_Aim of the task:_
Below is a listing. Return the lines from the one that contains "Emit a Python" to the one that contains "plt.rcParams['font.family'] = ['Lato', 'DejaVu", both ends included, verbatim and with no pictures.

══ Material supplied ══

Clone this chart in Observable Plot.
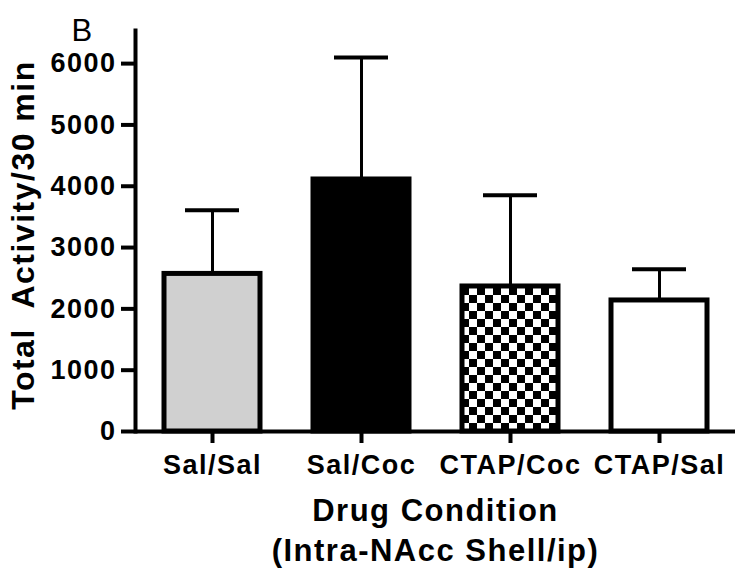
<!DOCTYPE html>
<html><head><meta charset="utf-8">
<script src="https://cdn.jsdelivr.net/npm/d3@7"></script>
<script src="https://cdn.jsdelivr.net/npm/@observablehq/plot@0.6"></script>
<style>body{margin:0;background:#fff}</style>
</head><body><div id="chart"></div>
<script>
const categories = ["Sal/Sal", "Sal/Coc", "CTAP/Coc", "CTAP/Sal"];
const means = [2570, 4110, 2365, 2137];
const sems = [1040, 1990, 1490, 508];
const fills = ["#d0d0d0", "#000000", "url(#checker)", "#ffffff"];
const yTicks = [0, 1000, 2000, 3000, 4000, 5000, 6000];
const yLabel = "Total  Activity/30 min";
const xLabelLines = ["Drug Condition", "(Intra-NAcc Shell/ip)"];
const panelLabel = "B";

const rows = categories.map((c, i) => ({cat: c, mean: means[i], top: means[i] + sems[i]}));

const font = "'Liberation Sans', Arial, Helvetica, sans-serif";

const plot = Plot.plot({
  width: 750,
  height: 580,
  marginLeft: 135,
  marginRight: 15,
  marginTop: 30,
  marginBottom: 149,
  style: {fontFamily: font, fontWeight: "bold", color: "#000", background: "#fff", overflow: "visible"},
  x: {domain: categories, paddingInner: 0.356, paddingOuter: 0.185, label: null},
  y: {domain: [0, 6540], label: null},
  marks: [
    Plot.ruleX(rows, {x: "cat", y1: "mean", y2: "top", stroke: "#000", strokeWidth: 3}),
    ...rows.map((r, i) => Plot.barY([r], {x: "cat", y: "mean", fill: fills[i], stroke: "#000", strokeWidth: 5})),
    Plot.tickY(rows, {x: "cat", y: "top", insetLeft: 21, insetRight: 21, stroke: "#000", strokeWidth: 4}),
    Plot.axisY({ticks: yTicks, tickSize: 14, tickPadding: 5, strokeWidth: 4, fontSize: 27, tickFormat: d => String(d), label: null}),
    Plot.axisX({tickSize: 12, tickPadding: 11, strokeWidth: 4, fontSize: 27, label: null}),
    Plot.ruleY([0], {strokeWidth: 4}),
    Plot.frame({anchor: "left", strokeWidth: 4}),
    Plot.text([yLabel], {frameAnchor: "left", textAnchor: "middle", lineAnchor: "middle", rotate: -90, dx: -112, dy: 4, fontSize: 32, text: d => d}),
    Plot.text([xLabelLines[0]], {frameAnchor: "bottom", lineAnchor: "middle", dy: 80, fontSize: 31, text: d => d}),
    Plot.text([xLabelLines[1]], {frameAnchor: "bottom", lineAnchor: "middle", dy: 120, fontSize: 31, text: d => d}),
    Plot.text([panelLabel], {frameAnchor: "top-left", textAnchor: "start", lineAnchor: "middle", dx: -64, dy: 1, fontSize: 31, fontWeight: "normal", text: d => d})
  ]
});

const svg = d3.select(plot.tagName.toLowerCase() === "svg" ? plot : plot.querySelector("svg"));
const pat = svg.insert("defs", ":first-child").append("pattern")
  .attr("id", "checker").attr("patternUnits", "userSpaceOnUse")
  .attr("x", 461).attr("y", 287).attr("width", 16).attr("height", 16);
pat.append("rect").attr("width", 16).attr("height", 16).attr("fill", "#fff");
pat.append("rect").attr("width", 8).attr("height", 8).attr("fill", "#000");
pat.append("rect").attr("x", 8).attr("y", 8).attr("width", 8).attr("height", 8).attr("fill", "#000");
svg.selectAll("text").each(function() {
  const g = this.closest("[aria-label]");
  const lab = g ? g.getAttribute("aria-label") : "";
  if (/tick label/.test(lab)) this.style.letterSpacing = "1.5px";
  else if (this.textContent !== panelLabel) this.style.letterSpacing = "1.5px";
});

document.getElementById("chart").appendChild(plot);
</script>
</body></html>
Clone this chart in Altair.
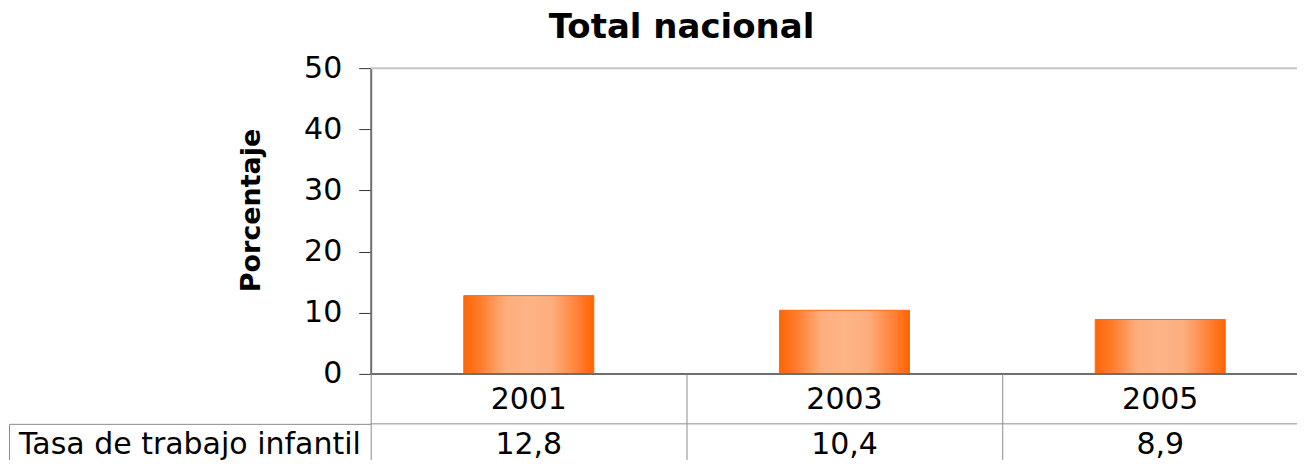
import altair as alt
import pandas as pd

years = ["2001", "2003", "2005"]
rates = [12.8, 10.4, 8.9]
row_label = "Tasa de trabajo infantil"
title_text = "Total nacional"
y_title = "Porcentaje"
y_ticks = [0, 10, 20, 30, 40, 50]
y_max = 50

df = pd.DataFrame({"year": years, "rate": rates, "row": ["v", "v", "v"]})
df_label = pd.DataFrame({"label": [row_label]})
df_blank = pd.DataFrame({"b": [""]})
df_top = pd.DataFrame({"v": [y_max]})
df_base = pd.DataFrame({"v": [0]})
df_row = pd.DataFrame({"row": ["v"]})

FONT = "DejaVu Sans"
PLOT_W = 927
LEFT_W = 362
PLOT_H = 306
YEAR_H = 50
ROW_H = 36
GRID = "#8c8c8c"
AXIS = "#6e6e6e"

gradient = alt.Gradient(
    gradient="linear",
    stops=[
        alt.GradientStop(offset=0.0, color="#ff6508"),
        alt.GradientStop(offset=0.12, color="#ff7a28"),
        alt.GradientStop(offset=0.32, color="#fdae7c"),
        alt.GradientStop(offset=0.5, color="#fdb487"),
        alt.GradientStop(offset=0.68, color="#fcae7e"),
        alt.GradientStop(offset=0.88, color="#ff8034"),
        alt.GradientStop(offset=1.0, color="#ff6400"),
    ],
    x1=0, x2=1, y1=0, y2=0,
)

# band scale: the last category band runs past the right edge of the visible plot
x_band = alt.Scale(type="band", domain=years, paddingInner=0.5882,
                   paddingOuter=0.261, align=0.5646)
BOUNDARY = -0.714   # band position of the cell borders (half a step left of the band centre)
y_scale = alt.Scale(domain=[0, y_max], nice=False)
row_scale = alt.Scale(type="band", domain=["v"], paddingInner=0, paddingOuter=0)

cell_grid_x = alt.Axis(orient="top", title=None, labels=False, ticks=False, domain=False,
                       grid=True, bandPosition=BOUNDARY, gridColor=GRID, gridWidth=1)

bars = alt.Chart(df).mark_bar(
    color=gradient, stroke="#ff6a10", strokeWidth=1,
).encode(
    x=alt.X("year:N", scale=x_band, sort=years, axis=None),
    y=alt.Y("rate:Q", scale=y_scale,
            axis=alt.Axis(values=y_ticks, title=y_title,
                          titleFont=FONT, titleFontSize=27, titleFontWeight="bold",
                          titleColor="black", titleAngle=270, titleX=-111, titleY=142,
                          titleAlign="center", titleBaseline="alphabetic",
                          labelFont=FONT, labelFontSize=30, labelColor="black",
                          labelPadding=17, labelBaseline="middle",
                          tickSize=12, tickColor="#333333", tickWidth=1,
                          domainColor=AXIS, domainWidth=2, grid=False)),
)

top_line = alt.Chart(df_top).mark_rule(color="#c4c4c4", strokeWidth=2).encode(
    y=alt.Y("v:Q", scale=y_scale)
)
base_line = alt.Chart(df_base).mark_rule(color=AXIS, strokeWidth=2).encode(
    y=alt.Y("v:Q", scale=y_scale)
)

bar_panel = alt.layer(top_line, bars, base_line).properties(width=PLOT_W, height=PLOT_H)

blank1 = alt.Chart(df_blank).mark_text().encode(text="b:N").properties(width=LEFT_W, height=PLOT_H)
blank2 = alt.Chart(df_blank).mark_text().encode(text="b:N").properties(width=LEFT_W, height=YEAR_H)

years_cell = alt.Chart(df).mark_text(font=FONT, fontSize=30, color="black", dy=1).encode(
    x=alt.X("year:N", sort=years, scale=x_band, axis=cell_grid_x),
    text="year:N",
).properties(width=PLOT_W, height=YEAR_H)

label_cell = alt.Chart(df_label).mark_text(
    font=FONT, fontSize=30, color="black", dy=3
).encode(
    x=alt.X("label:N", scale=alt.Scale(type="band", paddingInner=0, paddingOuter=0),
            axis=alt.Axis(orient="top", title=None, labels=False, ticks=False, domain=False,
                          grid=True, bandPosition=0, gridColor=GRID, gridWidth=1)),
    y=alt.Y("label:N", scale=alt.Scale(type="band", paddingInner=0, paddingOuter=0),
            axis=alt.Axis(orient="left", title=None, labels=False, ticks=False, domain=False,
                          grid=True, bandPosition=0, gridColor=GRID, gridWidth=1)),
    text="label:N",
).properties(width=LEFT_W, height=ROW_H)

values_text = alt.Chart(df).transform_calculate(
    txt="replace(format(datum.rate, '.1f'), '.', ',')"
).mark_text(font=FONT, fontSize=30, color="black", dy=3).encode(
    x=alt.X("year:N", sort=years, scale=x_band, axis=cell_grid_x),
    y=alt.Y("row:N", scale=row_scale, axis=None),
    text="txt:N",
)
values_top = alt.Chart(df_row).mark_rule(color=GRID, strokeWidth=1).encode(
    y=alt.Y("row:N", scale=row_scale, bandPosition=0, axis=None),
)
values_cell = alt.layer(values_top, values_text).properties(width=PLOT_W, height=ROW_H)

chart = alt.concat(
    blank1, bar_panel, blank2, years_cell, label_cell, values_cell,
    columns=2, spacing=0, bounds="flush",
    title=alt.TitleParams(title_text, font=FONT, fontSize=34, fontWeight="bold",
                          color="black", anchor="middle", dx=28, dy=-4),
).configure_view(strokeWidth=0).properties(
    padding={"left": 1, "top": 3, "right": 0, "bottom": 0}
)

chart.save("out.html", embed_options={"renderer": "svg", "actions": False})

═══
══ Material supplied ══

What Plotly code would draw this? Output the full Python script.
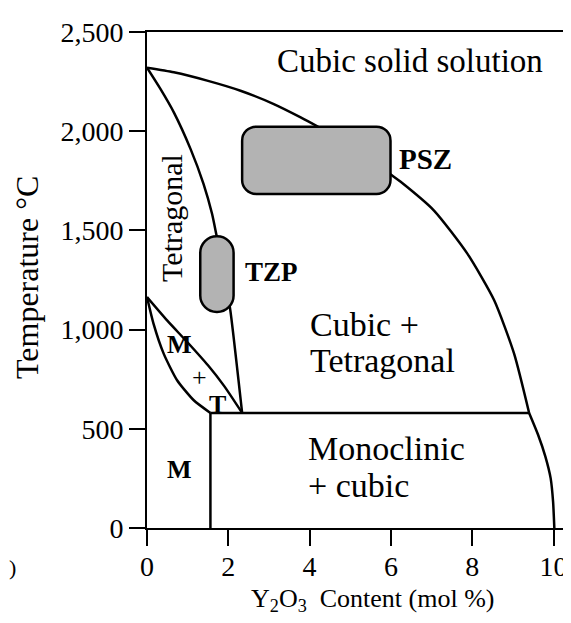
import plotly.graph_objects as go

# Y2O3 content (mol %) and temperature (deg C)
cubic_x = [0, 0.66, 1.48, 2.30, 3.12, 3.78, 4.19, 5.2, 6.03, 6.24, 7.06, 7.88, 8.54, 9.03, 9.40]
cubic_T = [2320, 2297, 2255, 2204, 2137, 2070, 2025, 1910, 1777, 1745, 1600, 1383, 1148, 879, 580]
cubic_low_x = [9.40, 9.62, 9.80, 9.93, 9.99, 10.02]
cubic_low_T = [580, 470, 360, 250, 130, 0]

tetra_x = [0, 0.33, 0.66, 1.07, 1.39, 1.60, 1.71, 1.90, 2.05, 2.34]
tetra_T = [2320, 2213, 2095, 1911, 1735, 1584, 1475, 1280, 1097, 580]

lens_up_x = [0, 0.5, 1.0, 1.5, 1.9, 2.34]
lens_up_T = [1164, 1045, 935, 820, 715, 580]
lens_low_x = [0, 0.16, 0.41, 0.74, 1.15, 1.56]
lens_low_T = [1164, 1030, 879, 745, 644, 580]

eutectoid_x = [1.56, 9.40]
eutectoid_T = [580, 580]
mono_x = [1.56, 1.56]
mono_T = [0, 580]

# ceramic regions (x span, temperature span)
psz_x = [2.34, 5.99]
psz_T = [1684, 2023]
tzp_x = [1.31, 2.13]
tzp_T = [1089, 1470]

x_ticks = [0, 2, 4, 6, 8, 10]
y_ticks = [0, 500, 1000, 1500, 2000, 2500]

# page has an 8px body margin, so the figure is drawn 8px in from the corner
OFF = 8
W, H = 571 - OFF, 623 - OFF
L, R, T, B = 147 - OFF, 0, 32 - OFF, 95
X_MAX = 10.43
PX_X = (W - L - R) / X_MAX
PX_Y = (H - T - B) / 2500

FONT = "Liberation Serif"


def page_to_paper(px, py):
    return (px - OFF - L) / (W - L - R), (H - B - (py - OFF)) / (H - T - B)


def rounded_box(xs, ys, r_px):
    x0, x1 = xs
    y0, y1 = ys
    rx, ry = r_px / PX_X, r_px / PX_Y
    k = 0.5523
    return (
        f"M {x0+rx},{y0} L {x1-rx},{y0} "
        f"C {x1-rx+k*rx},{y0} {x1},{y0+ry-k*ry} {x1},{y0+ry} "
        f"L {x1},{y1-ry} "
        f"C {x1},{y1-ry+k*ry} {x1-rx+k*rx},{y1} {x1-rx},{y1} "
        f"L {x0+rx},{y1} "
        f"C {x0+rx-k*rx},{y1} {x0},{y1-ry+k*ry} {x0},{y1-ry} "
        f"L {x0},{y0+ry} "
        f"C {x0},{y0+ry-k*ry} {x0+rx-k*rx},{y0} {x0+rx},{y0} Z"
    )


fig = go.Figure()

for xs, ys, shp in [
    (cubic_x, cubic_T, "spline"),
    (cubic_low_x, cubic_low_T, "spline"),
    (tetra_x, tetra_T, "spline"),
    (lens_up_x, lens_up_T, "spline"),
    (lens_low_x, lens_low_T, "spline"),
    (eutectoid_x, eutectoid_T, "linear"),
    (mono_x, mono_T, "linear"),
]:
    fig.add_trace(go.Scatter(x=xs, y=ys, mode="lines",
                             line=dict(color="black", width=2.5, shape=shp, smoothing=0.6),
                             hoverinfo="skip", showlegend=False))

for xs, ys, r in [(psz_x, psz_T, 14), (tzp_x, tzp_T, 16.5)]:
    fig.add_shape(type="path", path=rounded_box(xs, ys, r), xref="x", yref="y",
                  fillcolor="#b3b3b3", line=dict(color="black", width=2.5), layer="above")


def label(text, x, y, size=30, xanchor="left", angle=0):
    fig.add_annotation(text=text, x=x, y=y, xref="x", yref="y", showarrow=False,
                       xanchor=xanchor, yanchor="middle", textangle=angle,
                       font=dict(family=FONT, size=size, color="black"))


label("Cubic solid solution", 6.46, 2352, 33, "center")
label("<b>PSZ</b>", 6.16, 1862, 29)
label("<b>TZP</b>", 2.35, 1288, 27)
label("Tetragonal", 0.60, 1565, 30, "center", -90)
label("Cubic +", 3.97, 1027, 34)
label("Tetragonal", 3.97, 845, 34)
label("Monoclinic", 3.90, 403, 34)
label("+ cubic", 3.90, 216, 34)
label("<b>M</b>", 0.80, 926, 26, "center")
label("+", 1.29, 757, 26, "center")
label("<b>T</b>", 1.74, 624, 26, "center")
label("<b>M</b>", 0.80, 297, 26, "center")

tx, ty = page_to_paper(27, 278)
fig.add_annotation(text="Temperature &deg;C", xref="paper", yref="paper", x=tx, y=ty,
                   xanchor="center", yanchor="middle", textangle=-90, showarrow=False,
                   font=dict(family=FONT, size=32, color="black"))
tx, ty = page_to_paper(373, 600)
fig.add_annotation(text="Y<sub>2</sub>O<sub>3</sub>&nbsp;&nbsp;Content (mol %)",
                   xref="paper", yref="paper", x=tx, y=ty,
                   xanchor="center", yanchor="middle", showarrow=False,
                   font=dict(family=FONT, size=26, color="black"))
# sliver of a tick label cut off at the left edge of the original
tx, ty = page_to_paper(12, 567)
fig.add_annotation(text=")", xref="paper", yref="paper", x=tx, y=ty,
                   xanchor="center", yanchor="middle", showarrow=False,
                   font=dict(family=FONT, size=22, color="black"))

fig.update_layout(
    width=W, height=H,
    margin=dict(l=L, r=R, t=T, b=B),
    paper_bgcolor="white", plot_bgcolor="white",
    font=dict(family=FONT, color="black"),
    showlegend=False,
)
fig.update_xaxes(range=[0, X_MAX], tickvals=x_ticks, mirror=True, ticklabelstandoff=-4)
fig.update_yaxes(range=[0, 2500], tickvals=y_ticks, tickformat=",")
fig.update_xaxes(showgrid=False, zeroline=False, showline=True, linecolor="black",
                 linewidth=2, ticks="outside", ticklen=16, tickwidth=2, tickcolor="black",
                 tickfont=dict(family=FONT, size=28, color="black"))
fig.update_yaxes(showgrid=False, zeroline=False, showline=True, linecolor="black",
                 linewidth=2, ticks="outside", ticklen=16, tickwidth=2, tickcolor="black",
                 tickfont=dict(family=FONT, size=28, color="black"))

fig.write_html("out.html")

═══
══ Material supplied ══

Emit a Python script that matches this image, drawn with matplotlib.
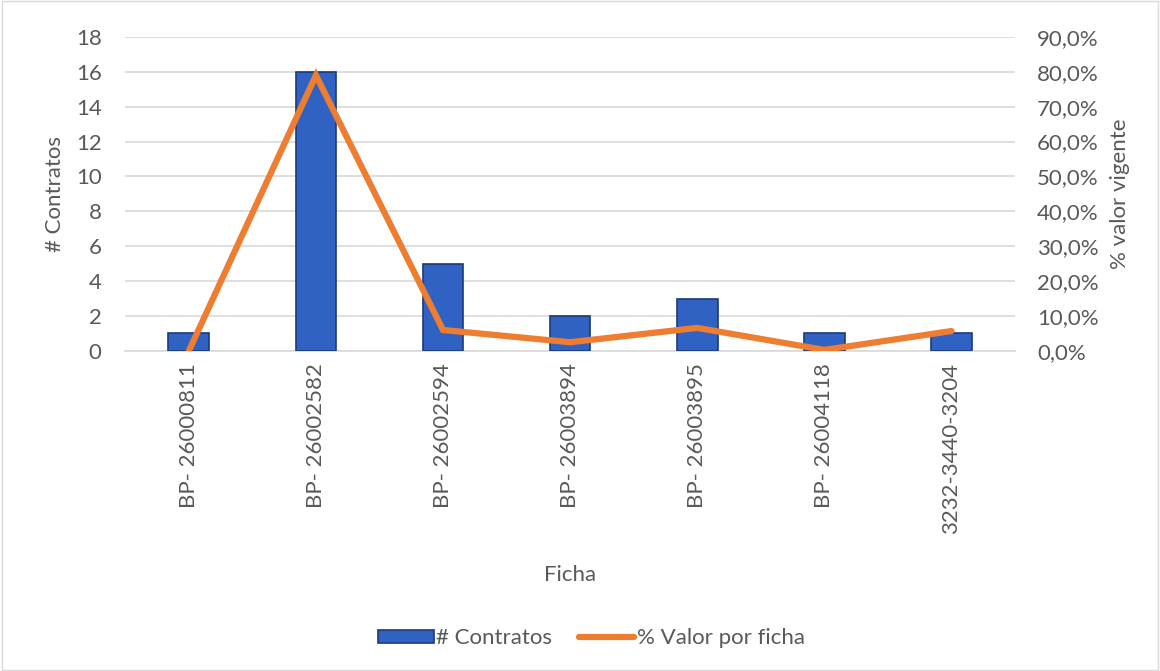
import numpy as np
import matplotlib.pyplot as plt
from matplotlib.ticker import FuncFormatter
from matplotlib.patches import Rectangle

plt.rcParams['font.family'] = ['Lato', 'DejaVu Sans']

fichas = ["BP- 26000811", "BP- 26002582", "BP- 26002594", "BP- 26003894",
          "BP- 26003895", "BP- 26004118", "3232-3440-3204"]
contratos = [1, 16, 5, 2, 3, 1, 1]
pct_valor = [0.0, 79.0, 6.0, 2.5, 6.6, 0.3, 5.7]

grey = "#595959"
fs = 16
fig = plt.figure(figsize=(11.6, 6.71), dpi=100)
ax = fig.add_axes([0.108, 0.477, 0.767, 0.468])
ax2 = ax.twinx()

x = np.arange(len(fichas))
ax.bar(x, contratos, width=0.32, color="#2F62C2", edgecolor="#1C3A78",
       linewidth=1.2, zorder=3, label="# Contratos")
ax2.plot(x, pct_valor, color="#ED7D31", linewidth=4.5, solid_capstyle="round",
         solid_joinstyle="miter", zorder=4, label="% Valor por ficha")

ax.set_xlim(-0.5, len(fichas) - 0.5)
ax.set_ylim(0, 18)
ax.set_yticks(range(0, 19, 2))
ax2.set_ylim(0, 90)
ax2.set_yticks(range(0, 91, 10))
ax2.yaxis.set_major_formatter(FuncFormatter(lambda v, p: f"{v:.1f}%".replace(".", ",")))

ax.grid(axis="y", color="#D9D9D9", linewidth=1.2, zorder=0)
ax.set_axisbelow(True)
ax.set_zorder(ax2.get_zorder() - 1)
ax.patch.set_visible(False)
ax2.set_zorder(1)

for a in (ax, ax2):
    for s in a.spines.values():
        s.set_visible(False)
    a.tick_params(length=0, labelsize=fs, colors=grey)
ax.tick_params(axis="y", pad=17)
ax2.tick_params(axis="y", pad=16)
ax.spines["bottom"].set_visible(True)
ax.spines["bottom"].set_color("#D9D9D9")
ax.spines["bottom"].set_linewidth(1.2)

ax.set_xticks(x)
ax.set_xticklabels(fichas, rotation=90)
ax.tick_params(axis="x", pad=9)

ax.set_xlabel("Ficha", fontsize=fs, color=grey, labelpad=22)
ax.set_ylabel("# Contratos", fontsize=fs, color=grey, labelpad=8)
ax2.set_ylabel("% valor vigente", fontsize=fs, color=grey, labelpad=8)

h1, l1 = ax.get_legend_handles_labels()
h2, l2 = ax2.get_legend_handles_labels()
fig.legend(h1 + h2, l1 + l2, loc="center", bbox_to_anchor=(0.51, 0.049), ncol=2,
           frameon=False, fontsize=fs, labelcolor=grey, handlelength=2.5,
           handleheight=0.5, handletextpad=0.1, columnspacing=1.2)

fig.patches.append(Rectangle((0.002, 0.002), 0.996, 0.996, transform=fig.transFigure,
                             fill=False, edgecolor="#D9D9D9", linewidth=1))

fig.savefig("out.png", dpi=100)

═══

_Final result:_
Emit a Python script that matches this image, drawn with matplotlib.
import numpy as np
import matplotlib.pyplot as plt
from matplotlib.ticker import FuncFormatter
from matplotlib.patches import Rectangle

plt.rcParams['font.family'] = ['Lato', 'DejaVu Sans']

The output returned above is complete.